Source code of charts
-----

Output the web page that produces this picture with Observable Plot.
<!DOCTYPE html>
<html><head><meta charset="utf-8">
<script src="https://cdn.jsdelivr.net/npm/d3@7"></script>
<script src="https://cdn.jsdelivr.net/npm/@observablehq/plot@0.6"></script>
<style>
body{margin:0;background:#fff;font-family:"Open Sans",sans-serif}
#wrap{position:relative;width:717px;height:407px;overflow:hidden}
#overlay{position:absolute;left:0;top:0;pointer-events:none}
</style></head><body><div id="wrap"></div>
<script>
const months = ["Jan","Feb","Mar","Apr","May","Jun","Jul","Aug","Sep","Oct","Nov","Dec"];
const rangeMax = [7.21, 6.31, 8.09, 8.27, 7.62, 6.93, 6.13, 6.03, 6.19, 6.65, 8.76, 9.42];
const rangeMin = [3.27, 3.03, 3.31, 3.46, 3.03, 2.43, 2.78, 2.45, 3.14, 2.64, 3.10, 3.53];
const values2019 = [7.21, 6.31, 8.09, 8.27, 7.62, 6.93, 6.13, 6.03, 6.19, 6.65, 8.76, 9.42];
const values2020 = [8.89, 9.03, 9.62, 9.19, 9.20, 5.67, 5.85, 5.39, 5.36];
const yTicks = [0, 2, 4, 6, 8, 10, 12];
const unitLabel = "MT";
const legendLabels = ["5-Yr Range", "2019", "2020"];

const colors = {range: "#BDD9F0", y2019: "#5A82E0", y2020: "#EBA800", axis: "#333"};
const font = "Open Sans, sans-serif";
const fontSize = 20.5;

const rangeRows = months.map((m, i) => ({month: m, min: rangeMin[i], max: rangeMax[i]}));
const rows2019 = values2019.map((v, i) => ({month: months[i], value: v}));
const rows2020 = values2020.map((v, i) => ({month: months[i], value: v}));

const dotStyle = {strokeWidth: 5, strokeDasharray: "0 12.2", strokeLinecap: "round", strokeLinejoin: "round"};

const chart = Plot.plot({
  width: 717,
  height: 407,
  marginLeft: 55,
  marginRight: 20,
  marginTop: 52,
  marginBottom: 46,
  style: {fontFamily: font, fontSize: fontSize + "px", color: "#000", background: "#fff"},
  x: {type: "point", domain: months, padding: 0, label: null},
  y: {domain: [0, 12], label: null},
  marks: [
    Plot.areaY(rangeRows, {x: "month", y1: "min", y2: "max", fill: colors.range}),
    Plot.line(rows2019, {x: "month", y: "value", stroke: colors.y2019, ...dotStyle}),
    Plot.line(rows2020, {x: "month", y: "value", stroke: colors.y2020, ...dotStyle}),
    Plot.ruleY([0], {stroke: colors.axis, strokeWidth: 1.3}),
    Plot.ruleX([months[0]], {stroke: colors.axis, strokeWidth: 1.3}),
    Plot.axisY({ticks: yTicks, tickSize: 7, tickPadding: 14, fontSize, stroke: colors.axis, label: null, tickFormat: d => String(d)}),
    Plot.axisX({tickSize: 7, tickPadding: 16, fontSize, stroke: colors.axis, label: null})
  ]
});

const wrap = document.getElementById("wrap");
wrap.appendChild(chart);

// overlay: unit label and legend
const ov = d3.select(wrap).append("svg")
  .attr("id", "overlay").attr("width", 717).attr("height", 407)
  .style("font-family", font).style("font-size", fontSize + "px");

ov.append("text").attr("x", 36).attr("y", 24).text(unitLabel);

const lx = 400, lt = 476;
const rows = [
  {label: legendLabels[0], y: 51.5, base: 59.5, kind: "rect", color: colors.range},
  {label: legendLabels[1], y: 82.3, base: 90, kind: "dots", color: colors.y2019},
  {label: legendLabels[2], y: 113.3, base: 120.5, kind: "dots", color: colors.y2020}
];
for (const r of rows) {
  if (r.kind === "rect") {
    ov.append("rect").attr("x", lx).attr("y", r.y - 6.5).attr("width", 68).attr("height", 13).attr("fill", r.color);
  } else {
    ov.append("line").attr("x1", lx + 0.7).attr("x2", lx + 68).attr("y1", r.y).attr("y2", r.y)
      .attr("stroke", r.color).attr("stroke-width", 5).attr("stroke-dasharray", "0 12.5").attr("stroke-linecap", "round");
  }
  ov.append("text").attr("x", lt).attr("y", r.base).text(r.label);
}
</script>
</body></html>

-----

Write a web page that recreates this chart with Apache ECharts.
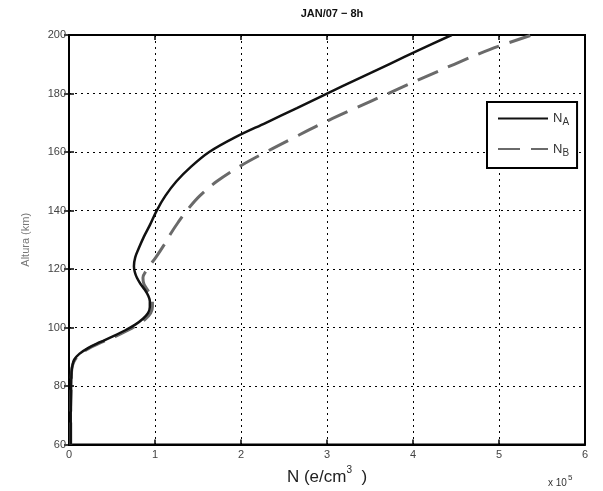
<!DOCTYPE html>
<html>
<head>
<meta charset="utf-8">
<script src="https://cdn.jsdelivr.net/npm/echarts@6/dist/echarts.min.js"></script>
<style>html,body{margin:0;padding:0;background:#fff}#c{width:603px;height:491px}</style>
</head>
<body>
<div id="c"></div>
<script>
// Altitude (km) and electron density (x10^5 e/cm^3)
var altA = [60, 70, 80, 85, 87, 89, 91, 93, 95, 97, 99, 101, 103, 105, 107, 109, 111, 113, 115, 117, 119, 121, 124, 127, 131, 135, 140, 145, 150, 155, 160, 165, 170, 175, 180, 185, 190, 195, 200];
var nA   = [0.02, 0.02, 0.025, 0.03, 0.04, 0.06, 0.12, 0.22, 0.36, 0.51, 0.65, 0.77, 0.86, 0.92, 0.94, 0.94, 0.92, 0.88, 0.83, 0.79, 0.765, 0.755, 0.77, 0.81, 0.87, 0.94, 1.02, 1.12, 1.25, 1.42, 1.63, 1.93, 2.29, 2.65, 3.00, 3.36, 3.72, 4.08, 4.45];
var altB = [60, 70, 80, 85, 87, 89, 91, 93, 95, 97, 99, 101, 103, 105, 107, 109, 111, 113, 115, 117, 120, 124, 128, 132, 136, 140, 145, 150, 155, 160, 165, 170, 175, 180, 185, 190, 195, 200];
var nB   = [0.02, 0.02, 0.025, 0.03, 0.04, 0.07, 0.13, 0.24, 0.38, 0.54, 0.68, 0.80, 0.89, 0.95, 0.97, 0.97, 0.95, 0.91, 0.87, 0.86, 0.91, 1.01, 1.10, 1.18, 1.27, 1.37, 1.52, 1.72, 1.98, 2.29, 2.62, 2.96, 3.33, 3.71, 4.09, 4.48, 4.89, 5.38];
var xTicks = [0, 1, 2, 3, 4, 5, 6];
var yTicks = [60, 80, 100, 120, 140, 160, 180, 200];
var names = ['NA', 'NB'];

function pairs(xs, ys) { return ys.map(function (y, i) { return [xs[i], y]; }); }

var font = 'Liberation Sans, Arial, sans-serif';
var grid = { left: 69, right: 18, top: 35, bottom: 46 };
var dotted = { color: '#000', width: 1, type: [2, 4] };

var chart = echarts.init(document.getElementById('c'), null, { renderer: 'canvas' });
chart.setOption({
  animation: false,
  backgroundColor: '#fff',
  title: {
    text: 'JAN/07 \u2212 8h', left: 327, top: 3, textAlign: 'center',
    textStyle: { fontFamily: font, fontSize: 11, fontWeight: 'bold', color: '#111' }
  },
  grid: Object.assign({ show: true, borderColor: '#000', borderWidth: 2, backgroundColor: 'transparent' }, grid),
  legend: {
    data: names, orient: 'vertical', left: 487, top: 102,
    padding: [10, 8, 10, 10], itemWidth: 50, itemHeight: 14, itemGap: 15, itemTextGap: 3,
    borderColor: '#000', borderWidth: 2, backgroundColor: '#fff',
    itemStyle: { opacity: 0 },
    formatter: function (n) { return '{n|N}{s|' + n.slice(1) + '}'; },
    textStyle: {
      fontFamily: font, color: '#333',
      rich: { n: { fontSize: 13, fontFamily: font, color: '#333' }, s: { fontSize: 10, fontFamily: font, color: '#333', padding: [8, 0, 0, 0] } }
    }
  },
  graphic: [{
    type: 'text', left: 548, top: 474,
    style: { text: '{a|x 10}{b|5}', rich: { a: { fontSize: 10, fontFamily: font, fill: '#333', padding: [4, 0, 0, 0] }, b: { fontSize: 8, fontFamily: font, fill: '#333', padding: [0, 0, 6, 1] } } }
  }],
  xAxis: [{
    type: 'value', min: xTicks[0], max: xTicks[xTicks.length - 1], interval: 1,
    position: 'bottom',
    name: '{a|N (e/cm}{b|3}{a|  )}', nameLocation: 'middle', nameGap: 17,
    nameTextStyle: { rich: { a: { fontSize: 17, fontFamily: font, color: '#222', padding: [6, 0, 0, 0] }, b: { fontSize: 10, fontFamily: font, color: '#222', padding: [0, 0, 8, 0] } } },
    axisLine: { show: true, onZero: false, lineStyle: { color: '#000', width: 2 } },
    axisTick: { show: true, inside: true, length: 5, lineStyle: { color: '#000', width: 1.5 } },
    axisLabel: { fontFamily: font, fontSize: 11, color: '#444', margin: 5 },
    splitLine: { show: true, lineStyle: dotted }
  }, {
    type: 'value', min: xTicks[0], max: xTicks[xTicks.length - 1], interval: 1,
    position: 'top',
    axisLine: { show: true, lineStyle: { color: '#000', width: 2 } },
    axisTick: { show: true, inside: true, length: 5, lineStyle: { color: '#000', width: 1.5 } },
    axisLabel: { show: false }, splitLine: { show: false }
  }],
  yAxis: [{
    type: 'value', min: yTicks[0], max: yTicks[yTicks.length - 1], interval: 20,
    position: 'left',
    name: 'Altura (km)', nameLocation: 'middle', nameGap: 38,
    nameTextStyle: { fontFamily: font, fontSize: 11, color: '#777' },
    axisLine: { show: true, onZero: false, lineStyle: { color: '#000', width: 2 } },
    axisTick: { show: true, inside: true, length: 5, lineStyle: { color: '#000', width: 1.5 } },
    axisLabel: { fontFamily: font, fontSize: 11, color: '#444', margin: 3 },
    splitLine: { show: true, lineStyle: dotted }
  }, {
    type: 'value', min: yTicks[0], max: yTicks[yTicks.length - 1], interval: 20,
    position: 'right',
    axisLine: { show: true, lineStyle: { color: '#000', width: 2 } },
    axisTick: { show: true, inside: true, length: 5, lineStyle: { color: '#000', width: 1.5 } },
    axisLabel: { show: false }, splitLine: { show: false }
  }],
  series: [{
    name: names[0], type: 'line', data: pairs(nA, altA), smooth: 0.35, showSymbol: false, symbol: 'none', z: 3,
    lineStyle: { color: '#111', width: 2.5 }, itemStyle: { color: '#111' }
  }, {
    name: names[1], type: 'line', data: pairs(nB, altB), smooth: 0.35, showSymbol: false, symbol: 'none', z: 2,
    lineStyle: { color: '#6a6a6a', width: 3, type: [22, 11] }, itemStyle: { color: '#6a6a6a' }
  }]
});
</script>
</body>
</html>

-----

> _WRITTEN PROBLEM_:
Count every line in the data where the string "with" occurs. Give nothing except the number.

> _TASK SOLUTION_:
2